The chilling blankness on Muraki’s face as he fights off a thug sent to stab him, as well as the breezy bowling alley music that the scene’s content mutates from cheery to haunting.

Is he looking at us?

How nonchalantly this thug talks about his own severed finger.

Again, Shinoda plays these quiet moments so delicately: He only allows reality to sink back in for the briefest times, just the same as Muraki’s head might fight above the black banks of clouds to finally see he’s wasting even more of his own time- only for another cut to drag us all back under again.

Another stealth one-er, though this static three minutes isn’t exactly sneaky- but I love the way the crew almost use light throughout the film as a vice of delusion. Whenever we stray into the void, Muraki comes face to face with his past- and perhaps a path away from it. The islands of light pockmarking his wake are all gambling dens and little lamps onto yet more cards and lies. Its fascinating that Shinoda reverses the usual relationship of light and dark to more effectively weaponize the conflict in the film’s photography: We can only find truth if we face into our own depths.

A tribute to a recently fallen idol, perhaps…?

The insidious tension of their first high-stakes game. In an inky world of switchblade hoods there’s something about this room full of the men in suits that own them, ever-watching when your back is turned, that’s so much more terrifying.

This eerie, vice-like angle that always makes me think of the best scene in ‘The King of Comedy’.

The blink-and-you’ll miss it shadow of Muraki that flashes by this lateral shot.

The tragic beauty of the two impenetrable lead characters being perfectly dry in a car bleeding rain.

Shinoda holding on this shot of Muraki walking after S has flipped her headlights off. We spend a good few seconds in the dark with him and from then on the man drawls into voiceover, almost like his part in life is receding in line with the film’s form. It’s notable that throughout the second half of Pale Flower, a story in which Muraki had been the star of every scene, Shinoda lets the forces of his past tendril into the tale and re-take command of his agency. He’s a constant presence in the film but instead of towering, he lingers from every shadow- watching a life he no-longer owns have its last few wings picked away.

The doll-like blots of soft focus burning white where his eyes should be.

The ever-gorgeous coverage, pitch-dark sound design and clammy, feverish patience of the film’s perfect chase scene.

The even more gorgeous, deliciously slow-mo, Takemitsu-laced wonder of the film’s proceeding nightmare sequence.

The way Muraki jerks awake after we spend just a second too long on this same wall- as if he knows all his past thoughts of hope are still waiting just a few feet out of reach there.

How brutally the composition sidelines our main character whenever the boss is in the room. So telling.

This gem right after a sharp piece of advice about the best way to stab a rival.

The whip pan to Muraki getting chewed out by his ex-lover, out of focus and quick to open his eyes as if he realises the camera has noticed him trying to escape. And look at how mercilessly lonely that frame is.

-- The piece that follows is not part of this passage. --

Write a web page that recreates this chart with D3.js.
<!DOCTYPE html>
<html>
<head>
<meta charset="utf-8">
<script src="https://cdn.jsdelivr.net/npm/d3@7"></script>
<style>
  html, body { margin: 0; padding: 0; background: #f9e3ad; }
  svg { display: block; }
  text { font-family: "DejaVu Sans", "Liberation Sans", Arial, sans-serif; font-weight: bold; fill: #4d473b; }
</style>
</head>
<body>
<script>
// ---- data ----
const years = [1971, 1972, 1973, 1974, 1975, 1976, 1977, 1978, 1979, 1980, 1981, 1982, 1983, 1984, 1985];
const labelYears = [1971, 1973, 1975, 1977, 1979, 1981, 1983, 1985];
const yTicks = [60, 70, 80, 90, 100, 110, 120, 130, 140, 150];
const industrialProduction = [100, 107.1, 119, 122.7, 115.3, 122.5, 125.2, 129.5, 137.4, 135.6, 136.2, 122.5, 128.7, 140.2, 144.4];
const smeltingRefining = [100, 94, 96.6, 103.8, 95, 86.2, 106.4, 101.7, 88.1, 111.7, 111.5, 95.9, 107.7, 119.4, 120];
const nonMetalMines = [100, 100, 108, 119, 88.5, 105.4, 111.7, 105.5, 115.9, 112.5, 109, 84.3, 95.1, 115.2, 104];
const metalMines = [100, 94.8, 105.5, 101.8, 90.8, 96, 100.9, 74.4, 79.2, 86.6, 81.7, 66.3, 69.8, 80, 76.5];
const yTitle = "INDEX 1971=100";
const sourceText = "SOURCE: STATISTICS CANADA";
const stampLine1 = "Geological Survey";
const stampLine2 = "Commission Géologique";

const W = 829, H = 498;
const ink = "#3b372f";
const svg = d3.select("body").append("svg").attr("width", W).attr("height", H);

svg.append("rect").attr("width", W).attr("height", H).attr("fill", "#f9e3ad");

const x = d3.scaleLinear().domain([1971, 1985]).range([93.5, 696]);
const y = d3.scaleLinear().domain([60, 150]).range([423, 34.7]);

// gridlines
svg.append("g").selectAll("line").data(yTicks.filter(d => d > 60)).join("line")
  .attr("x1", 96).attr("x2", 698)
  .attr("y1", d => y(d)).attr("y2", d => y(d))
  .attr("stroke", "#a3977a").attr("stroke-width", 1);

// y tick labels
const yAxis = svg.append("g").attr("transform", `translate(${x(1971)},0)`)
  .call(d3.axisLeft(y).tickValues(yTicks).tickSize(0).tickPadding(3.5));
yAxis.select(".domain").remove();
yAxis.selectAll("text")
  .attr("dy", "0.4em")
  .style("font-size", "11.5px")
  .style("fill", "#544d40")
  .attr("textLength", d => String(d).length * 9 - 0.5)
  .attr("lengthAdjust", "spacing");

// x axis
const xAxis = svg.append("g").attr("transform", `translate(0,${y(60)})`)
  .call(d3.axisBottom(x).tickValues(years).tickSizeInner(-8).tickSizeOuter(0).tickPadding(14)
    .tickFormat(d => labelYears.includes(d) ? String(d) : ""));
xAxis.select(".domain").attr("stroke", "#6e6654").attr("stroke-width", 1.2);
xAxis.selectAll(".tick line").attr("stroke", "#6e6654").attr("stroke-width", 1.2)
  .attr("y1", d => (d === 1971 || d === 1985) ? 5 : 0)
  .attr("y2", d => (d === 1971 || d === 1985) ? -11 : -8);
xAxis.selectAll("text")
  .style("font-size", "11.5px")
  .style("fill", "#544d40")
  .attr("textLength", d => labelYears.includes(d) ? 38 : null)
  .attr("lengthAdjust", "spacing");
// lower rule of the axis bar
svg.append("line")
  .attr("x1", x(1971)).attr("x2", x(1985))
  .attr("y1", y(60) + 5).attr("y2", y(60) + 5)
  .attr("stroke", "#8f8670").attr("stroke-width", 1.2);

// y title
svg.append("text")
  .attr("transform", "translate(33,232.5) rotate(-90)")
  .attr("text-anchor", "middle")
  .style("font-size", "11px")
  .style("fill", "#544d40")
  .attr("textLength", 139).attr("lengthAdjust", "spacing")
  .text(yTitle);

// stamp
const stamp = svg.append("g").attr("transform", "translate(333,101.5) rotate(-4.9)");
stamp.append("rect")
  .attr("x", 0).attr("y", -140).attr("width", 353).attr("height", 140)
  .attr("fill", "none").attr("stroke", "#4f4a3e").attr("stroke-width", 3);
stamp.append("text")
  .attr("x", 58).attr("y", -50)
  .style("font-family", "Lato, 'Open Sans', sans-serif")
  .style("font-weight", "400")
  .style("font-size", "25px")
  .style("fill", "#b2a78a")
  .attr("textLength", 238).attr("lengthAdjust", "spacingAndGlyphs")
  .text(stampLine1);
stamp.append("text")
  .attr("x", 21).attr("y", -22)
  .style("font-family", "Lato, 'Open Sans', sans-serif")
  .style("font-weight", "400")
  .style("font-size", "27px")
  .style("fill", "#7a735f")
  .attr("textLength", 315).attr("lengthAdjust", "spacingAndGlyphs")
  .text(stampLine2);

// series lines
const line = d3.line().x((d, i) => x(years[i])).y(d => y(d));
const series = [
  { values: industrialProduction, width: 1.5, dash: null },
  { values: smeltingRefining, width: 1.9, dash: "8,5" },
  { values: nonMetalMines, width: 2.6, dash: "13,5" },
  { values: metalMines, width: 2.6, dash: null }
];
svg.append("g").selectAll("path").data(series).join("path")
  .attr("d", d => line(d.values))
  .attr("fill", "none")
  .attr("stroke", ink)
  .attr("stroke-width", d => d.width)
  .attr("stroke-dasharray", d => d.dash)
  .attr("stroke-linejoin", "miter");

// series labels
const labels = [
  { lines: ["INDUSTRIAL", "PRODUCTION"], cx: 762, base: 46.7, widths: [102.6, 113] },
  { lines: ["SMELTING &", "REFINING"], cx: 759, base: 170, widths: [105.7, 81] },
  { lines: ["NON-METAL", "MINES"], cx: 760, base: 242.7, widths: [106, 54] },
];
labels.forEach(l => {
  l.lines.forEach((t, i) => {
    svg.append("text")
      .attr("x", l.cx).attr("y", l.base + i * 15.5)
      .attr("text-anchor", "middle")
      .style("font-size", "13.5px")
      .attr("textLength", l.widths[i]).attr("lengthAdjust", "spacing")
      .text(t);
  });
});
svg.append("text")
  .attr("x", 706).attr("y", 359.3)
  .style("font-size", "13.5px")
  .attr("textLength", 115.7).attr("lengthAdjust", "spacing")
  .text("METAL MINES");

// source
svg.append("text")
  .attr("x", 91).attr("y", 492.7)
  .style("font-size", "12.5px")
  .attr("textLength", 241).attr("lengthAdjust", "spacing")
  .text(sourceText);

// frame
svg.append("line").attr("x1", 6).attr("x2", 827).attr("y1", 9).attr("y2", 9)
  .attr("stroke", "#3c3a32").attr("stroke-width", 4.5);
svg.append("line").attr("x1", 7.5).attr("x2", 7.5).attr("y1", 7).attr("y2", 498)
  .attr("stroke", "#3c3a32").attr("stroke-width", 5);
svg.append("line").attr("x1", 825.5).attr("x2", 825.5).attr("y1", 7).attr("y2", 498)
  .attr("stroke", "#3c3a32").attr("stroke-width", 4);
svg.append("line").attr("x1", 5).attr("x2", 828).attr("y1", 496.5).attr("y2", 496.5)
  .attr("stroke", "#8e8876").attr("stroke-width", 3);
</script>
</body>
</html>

Shinoda lingering with the woman Muraki is leaving. Tiny moments of compassion say so much in these abyssal crime flicks. (See also: Michael Mann)

Words don’t really do justice to the final scene of Pale Flower, or its lethal prison epilogue. It’s a sequence so far ahead of its time in conception, style and fearless execution it’s actually a little terrifying. Shinoda takes a film that’s been shrivelling up into the desperately shed skin of its worn-out antihero and injects it with a still-life operatic gut-punch so mortifying it could peel the last licks of paint off the four walls in Muraki’s mind. I have no doubt the great crime films of the following decade like Taxi Driver and The Godfather owe a silent debt to this forgotten picture, largely down to their eclectic auteurs- and I’d rank it among the best of them. From its doomy cage of structure to the withered, cyclical ennui on which its black heart burns the last few breaths- there really never has an undercover genre piece as prophetic as this.